Material:

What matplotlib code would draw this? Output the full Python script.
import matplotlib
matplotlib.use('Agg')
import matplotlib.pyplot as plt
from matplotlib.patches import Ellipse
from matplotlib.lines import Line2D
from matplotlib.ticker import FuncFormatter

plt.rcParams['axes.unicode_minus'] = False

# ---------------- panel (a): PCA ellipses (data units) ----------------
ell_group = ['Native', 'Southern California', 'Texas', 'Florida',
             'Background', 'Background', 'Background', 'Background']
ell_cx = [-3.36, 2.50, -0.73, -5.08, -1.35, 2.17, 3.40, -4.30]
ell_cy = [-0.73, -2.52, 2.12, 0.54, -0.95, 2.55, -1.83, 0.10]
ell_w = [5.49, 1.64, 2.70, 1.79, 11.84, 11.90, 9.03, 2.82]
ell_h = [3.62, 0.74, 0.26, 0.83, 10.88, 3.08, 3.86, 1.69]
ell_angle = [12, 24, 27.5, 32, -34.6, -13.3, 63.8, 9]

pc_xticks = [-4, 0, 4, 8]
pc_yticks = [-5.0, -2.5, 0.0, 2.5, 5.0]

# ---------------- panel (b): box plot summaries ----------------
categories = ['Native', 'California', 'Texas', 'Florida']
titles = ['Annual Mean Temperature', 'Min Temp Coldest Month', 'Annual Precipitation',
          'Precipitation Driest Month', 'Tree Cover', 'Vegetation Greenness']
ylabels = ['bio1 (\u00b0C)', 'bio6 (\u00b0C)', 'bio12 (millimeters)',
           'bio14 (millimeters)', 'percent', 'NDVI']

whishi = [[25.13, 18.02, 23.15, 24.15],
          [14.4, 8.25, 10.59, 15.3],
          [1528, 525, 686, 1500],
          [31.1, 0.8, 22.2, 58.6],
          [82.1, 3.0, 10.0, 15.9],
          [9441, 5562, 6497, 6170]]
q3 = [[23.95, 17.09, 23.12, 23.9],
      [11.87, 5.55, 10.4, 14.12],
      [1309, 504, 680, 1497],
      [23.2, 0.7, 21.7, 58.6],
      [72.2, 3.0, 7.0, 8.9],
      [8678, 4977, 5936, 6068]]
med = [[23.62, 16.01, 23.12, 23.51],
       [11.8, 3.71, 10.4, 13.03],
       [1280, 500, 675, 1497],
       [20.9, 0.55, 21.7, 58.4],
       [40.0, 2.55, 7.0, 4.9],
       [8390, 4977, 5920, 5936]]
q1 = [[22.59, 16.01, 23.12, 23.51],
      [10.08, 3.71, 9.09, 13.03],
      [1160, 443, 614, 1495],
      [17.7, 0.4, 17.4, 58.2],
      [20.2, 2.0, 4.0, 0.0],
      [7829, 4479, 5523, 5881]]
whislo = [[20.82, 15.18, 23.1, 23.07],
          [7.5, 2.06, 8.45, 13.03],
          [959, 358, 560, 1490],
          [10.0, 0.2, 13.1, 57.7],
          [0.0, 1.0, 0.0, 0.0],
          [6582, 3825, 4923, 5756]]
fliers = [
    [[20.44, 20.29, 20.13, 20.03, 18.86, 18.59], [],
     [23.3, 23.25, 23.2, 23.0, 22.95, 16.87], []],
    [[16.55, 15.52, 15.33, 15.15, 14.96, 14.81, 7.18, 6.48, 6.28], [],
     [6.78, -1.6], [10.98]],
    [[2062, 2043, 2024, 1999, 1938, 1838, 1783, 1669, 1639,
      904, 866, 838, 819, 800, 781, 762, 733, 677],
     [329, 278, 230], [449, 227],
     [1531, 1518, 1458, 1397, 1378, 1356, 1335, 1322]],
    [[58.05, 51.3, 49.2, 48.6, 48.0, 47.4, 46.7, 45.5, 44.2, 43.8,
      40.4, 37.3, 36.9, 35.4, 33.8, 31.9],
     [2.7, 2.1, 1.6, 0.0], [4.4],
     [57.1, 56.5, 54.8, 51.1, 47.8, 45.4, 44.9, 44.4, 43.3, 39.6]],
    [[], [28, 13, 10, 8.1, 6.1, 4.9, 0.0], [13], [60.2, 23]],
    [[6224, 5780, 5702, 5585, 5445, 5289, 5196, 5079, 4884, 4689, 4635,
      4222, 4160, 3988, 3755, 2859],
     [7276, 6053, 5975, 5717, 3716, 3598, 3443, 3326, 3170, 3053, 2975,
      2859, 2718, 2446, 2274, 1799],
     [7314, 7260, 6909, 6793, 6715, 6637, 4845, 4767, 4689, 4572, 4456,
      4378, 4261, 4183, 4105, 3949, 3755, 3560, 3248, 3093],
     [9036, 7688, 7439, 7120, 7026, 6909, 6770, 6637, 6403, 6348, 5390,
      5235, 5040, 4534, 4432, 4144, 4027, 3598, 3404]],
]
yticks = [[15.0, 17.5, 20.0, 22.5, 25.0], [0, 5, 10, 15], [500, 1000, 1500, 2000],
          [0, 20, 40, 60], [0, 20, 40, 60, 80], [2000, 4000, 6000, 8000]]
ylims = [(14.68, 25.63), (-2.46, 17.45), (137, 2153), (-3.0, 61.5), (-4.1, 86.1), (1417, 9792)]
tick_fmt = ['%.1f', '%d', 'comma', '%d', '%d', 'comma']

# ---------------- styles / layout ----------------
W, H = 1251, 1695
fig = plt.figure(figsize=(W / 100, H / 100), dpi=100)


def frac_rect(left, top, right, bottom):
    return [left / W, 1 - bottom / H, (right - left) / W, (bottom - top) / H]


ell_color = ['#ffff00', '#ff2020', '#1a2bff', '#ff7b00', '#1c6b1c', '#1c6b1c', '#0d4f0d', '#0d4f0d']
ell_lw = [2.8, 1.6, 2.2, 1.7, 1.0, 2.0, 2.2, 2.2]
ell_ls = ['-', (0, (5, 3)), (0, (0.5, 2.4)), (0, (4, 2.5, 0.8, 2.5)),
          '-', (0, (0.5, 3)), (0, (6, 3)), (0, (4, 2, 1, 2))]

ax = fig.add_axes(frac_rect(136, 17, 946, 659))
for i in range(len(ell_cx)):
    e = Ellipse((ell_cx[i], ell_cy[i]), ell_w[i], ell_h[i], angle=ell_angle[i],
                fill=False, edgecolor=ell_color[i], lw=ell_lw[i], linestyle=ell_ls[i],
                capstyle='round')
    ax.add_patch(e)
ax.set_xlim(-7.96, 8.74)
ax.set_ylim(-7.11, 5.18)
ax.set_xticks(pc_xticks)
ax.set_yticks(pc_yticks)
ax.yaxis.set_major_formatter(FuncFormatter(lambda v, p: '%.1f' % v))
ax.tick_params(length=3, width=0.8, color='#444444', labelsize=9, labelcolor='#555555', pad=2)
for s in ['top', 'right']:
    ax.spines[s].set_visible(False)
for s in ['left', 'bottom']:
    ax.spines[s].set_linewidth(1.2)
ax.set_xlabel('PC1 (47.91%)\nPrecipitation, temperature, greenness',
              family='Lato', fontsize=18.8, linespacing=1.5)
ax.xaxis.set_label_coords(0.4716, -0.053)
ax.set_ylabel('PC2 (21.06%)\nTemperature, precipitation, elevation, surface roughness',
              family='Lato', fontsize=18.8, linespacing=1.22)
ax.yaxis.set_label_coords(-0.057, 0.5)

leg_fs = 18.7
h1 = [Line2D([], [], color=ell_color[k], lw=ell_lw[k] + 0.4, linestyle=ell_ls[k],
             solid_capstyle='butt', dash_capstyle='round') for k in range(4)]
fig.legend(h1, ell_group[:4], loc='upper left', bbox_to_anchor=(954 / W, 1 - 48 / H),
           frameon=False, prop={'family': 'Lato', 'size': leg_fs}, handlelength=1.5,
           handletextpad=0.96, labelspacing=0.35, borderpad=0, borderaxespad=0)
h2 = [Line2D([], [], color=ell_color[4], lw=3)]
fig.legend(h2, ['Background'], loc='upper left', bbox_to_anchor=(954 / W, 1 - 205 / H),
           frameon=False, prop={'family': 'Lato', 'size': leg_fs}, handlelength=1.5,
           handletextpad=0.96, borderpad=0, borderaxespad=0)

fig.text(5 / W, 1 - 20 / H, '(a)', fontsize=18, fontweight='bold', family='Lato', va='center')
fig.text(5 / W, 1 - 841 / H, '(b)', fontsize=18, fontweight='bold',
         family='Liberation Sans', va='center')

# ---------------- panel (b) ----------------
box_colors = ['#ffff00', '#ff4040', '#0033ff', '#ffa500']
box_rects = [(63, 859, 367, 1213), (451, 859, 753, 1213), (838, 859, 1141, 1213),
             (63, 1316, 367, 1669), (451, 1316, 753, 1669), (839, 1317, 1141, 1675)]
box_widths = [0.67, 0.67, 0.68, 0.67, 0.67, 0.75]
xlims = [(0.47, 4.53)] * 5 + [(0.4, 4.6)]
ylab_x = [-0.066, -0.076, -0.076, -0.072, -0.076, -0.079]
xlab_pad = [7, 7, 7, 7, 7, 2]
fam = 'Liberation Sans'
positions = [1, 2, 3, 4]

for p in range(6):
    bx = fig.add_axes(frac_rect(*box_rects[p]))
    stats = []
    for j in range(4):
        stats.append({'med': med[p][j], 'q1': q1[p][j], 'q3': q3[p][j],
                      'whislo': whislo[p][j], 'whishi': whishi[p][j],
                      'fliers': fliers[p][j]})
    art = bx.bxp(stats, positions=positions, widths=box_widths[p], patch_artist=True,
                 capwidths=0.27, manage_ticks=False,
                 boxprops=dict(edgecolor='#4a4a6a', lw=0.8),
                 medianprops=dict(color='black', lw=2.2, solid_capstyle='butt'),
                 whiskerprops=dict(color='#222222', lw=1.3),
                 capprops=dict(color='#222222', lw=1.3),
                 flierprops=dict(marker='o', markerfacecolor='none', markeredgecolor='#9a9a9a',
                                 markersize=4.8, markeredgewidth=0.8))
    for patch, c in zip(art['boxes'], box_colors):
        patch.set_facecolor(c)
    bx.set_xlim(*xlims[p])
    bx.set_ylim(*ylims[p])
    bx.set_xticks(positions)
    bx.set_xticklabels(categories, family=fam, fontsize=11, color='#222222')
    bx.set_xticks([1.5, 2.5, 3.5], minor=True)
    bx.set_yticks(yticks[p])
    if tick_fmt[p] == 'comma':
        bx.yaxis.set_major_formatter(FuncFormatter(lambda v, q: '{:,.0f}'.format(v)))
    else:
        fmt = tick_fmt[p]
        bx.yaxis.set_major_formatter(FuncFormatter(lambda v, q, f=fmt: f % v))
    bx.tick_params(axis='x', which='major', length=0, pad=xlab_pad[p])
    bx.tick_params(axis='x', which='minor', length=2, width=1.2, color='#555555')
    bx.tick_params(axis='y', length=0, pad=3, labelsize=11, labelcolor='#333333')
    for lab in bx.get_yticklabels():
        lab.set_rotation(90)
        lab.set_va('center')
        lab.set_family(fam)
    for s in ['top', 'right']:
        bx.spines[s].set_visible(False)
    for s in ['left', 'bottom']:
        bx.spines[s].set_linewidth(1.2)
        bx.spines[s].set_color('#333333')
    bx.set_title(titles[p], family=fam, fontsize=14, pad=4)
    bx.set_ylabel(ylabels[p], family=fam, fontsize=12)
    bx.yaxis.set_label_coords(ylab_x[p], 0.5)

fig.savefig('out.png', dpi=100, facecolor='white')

Work to be completed: Output exactly the leading lines of the data, up to and including the line marked by "plt.rcParams['axes.unicode_minus'] = False".

Solved exercise:
What matplotlib code would draw this? Output the full Python script.
import matplotlib
matplotlib.use('Agg')
import matplotlib.pyplot as plt
from matplotlib.patches import Ellipse
from matplotlib.lines import Line2D
from matplotlib.ticker import FuncFormatter

plt.rcParams['axes.unicode_minus'] = False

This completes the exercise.